**Written request:**
Copy down all of the data underneath, exactly as shown.

**Given entries:**
--

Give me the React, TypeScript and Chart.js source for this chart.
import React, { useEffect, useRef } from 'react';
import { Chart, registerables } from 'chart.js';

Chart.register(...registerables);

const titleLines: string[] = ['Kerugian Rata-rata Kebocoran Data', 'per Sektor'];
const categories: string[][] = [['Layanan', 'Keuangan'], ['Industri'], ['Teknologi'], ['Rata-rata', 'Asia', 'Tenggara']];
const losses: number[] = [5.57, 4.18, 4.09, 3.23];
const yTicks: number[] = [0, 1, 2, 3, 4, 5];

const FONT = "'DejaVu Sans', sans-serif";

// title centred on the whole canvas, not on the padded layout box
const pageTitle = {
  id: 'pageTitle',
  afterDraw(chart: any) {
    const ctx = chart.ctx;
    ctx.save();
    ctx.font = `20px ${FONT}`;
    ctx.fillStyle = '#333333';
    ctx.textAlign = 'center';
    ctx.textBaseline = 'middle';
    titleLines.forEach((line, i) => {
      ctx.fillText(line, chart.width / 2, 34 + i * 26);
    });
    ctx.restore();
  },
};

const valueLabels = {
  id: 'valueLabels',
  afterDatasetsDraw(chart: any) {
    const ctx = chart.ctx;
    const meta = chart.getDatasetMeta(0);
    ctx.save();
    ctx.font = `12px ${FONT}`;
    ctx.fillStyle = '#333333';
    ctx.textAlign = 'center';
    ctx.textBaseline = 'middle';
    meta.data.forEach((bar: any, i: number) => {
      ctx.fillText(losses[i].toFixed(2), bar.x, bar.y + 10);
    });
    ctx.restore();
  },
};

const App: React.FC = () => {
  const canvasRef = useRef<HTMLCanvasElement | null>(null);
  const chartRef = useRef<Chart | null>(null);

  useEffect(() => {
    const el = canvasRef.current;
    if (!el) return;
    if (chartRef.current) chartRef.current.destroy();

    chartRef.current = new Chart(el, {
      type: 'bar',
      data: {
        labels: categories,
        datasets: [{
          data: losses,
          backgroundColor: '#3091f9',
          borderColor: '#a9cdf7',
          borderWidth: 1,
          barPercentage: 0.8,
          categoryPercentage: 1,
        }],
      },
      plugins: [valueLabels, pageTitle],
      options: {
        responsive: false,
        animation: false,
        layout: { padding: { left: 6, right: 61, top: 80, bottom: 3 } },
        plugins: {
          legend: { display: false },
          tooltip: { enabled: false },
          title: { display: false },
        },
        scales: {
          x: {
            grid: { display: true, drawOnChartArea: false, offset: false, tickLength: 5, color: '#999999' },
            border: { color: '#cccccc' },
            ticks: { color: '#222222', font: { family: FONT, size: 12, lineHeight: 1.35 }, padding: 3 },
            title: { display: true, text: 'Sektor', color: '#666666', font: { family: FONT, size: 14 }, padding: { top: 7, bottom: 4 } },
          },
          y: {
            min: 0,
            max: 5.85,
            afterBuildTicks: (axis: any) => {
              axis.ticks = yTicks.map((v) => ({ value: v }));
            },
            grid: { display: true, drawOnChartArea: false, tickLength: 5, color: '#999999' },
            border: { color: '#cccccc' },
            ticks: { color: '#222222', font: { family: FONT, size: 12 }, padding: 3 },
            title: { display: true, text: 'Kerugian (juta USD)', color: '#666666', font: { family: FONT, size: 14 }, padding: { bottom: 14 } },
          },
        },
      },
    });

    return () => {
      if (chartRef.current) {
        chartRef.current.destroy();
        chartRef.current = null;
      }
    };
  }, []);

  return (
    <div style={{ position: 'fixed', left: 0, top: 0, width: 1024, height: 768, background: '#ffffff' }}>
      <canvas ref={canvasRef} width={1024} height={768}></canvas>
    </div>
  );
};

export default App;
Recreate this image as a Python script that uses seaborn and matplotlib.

--

**Answer below:**
Give me the React, TypeScript and Chart.js source for this chart.
import React, { useEffect, useRef } from 'react';
import { Chart, registerables } from 'chart.js';

Chart.register(...registerables);

const titleLines: string[] = ['Kerugian Rata-rata Kebocoran Data', 'per Sektor'];
const categories: string[][] = [['Layanan', 'Keuangan'], ['Industri'], ['Teknologi'], ['Rata-rata', 'Asia', 'Tenggara']];
const losses: number[] = [5.57, 4.18, 4.09, 3.23];
const yTicks: number[] = [0, 1, 2, 3, 4, 5];

const FONT = "'DejaVu Sans', sans-serif";

// title centred on the whole canvas, not on the padded layout box
const pageTitle = {
  id: 'pageTitle',
  afterDraw(chart: any) {
    const ctx = chart.ctx;
    ctx.save();
    ctx.font = `20px ${FONT}`;
    ctx.fillStyle = '#333333';
    ctx.textAlign = 'center';
    ctx.textBaseline = 'middle';
    titleLines.forEach((line, i) => {
      ctx.fillText(line, chart.width / 2, 34 + i * 26);
    });
    ctx.restore();
  },
};

const valueLabels = {
  id: 'valueLabels',
  afterDatasetsDraw(chart: any) {
    const ctx = chart.ctx;
    const meta = chart.getDatasetMeta(0);
    ctx.save();
    ctx.font = `12px ${FONT}`;
    ctx.fillStyle = '#333333';
    ctx.textAlign = 'center';
    ctx.textBaseline = 'middle';
    meta.data.forEach((bar: any, i: number) => {
      ctx.fillText(losses[i].toFixed(2), bar.x, bar.y + 10);
    });
    ctx.restore();
  },
};

const App: React.FC = () => {
  const canvasRef = useRef<HTMLCanvasElement | null>(null);
  const chartRef = useRef<Chart | null>(null);

  useEffect(() => {
    const el = canvasRef.current;
    if (!el) return;
    if (chartRef.current) chartRef.current.destroy();

    chartRef.current = new Chart(el, {
      type: 'bar',
      data: {
        labels: categories,
        datasets: [{
          data: losses,
          backgroundColor: '#3091f9',
          borderColor: '#a9cdf7',
          borderWidth: 1,
          barPercentage: 0.8,
          categoryPercentage: 1,
        }],
      },
      plugins: [valueLabels, pageTitle],
      options: {
        responsive: false,
        animation: false,
        layout: { padding: { left: 6, right: 61, top: 80, bottom: 3 } },
        plugins: {
          legend: { display: false },
          tooltip: { enabled: false },
          title: { display: false },
        },
        scales: {
          x: {
            grid: { display: true, drawOnChartArea: false, offset: false, tickLength: 5, color: '#999999' },
            border: { color: '#cccccc' },
            ticks: { color: '#222222', font: { family: FONT, size: 12, lineHeight: 1.35 }, padding: 3 },
            title: { display: true, text: 'Sektor', color: '#666666', font: { family: FONT, size: 14 }, padding: { top: 7, bottom: 4 } },
          },
          y: {
            min: 0,
            max: 5.85,
            afterBuildTicks: (axis: any) => {
              axis.ticks = yTicks.map((v) => ({ value: v }));
            },
            grid: { display: true, drawOnChartArea: false, tickLength: 5, color: '#999999' },
            border: { color: '#cccccc' },
            ticks: { color: '#222222', font: { family: FONT, size: 12 }, padding: 3 },
            title: { display: true, text: 'Kerugian (juta USD)', color: '#666666', font: { family: FONT, size: 14 }, padding: { bottom: 14 } },
          },
        },
      },
    });

    return () => {
      if (chartRef.current) {
        chartRef.current.destroy();
        chartRef.current = null;
      }
    };
  }, []);

  return (
    <div style={{ position: 'fixed', left: 0, top: 0, width: 1024, height: 768, background: '#ffffff' }}>
      <canvas ref={canvasRef} width={1024} height={768}></canvas>
    </div>
  );
};

export default App;
Recreate this image as a Python script that uses seaborn and matplotlib.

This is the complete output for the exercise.